THE REQUEST: Every line below is to be copied exactly, with the pictures left out.

COLLECTED MATERIAL:
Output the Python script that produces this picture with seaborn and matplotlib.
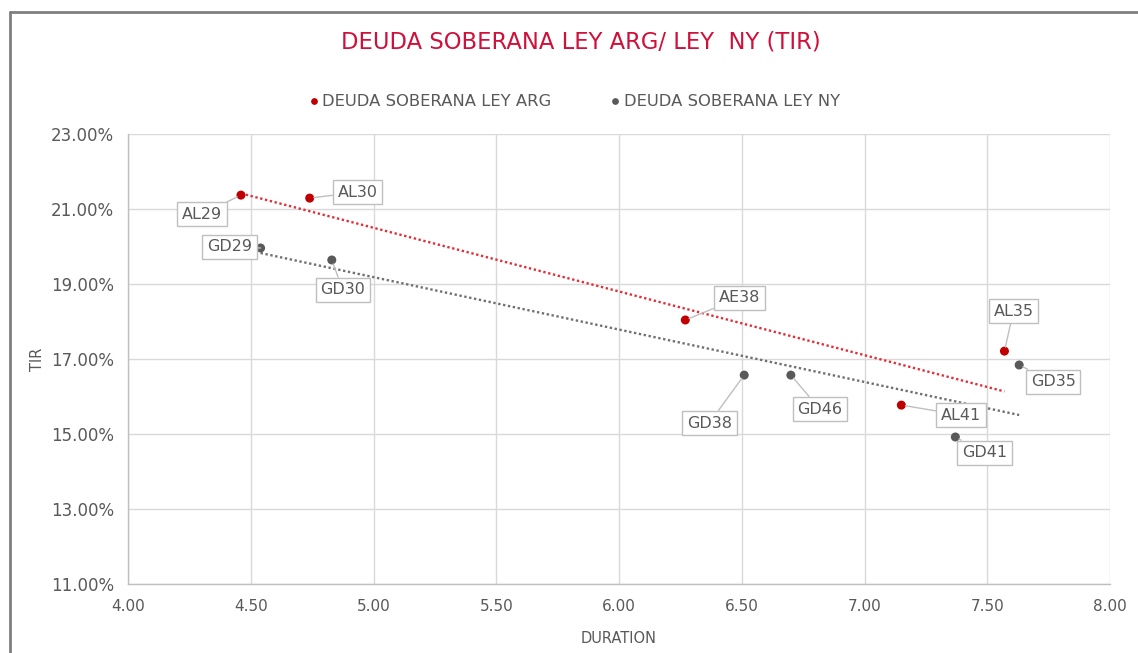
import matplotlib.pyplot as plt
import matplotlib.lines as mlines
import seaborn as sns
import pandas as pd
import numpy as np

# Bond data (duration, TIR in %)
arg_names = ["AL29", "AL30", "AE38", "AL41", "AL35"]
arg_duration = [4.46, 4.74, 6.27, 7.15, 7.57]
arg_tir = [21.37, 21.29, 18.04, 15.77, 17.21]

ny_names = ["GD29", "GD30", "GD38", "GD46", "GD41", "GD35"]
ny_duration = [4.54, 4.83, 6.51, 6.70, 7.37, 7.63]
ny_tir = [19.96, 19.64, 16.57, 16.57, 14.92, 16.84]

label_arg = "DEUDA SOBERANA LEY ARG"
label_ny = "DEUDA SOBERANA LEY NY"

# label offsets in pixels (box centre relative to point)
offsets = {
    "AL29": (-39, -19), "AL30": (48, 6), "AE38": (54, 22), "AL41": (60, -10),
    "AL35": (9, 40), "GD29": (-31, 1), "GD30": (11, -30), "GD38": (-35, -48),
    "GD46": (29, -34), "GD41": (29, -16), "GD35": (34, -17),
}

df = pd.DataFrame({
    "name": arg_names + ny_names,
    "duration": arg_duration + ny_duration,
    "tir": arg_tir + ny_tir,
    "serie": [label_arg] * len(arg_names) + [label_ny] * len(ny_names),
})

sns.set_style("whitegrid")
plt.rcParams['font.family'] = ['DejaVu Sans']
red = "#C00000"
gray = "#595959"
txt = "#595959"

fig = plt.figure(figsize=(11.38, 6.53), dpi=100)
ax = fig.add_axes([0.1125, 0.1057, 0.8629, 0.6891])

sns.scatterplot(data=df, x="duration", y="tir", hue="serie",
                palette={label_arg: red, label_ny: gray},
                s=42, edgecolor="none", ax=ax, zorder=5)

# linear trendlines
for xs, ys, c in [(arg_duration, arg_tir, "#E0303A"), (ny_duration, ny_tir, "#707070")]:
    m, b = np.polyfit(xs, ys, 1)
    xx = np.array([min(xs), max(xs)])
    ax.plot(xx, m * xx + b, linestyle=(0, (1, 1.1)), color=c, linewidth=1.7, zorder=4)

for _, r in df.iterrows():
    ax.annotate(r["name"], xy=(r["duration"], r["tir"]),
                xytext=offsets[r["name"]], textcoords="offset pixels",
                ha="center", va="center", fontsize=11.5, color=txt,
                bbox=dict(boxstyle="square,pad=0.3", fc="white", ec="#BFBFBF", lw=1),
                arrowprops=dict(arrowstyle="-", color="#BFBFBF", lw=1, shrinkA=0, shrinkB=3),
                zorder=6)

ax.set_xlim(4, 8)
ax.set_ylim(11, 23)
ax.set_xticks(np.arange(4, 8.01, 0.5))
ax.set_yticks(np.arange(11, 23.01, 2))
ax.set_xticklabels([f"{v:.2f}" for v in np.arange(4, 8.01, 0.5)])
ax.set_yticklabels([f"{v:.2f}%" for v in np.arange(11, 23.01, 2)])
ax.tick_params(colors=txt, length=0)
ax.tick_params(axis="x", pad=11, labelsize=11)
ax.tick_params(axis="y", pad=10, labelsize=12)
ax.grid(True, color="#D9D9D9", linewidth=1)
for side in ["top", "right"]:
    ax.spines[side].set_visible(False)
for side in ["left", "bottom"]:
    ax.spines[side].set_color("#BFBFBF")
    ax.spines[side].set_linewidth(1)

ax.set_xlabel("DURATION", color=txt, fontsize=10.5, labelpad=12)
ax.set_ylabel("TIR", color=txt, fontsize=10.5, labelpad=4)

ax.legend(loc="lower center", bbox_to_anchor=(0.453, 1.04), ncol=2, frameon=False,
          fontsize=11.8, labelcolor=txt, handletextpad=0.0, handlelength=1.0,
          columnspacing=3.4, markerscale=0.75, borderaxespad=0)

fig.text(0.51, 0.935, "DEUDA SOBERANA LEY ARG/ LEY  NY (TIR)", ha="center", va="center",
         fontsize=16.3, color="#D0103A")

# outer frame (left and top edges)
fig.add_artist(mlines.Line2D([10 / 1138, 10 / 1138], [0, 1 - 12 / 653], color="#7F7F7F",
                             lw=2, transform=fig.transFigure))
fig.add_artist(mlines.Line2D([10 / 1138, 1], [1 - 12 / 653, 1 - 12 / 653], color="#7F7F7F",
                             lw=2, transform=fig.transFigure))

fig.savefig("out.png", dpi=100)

RESULT:
Output the Python script that produces this picture with seaborn and matplotlib.
import matplotlib.pyplot as plt
import matplotlib.lines as mlines
import seaborn as sns
import pandas as pd
import numpy as np

# Bond data (duration, TIR in %)
arg_names = ["AL29", "AL30", "AE38", "AL41", "AL35"]
arg_duration = [4.46, 4.74, 6.27, 7.15, 7.57]
arg_tir = [21.37, 21.29, 18.04, 15.77, 17.21]

ny_names = ["GD29", "GD30", "GD38", "GD46", "GD41", "GD35"]
ny_duration = [4.54, 4.83, 6.51, 6.70, 7.37, 7.63]
ny_tir = [19.96, 19.64, 16.57, 16.57, 14.92, 16.84]

label_arg = "DEUDA SOBERANA LEY ARG"
label_ny = "DEUDA SOBERANA LEY NY"

# label offsets in pixels (box centre relative to point)
offsets = {
    "AL29": (-39, -19), "AL30": (48, 6), "AE38": (54, 22), "AL41": (60, -10),
    "AL35": (9, 40), "GD29": (-31, 1), "GD30": (11, -30), "GD38": (-35, -48),
    "GD46": (29, -34), "GD41": (29, -16), "GD35": (34, -17),
}

df = pd.DataFrame({
    "name": arg_names + ny_names,
    "duration": arg_duration + ny_duration,
    "tir": arg_tir + ny_tir,
    "serie": [label_arg] * len(arg_names) + [label_ny] * len(ny_names),
})

sns.set_style("whitegrid")
plt.rcParams['font.family'] = ['DejaVu Sans']
red = "#C00000"
gray = "#595959"
txt = "#595959"

fig = plt.figure(figsize=(11.38, 6.53), dpi=100)
ax = fig.add_axes([0.1125, 0.1057, 0.8629, 0.6891])

sns.scatterplot(data=df, x="duration", y="tir", hue="serie",
                palette={label_arg: red, label_ny: gray},
                s=42, edgecolor="none", ax=ax, zorder=5)

# linear trendlines
for xs, ys, c in [(arg_duration, arg_tir, "#E0303A"), (ny_duration, ny_tir, "#707070")]:
    m, b = np.polyfit(xs, ys, 1)
    xx = np.array([min(xs), max(xs)])
    ax.plot(xx, m * xx + b, linestyle=(0, (1, 1.1)), color=c, linewidth=1.7, zorder=4)

for _, r in df.iterrows():
    ax.annotate(r["name"], xy=(r["duration"], r["tir"]),
                xytext=offsets[r["name"]], textcoords="offset pixels",
                ha="center", va="center", fontsize=11.5, color=txt,
                bbox=dict(boxstyle="square,pad=0.3", fc="white", ec="#BFBFBF", lw=1),
                arrowprops=dict(arrowstyle="-", color="#BFBFBF", lw=1, shrinkA=0, shrinkB=3),
                zorder=6)

ax.set_xlim(4, 8)
ax.set_ylim(11, 23)
ax.set_xticks(np.arange(4, 8.01, 0.5))
ax.set_yticks(np.arange(11, 23.01, 2))
ax.set_xticklabels([f"{v:.2f}" for v in np.arange(4, 8.01, 0.5)])
ax.set_yticklabels([f"{v:.2f}%" for v in np.arange(11, 23.01, 2)])
ax.tick_params(colors=txt, length=0)
ax.tick_params(axis="x", pad=11, labelsize=11)
ax.tick_params(axis="y", pad=10, labelsize=12)
ax.grid(True, color="#D9D9D9", linewidth=1)
for side in ["top", "right"]:
    ax.spines[side].set_visible(False)
for side in ["left", "bottom"]:
    ax.spines[side].set_color("#BFBFBF")
    ax.spines[side].set_linewidth(1)

ax.set_xlabel("DURATION", color=txt, fontsize=10.5, labelpad=12)
ax.set_ylabel("TIR", color=txt, fontsize=10.5, labelpad=4)

ax.legend(loc="lower center", bbox_to_anchor=(0.453, 1.04), ncol=2, frameon=False,
          fontsize=11.8, labelcolor=txt, handletextpad=0.0, handlelength=1.0,
          columnspacing=3.4, markerscale=0.75, borderaxespad=0)

fig.text(0.51, 0.935, "DEUDA SOBERANA LEY ARG/ LEY  NY (TIR)", ha="center", va="center",
         fontsize=16.3, color="#D0103A")

# outer frame (left and top edges)
fig.add_artist(mlines.Line2D([10 / 1138, 10 / 1138], [0, 1 - 12 / 653], color="#7F7F7F",
                             lw=2, transform=fig.transFigure))
fig.add_artist(mlines.Line2D([10 / 1138, 1], [1 - 12 / 653, 1 - 12 / 653], color="#7F7F7F",
                             lw=2, transform=fig.transFigure))

fig.savefig("out.png", dpi=100)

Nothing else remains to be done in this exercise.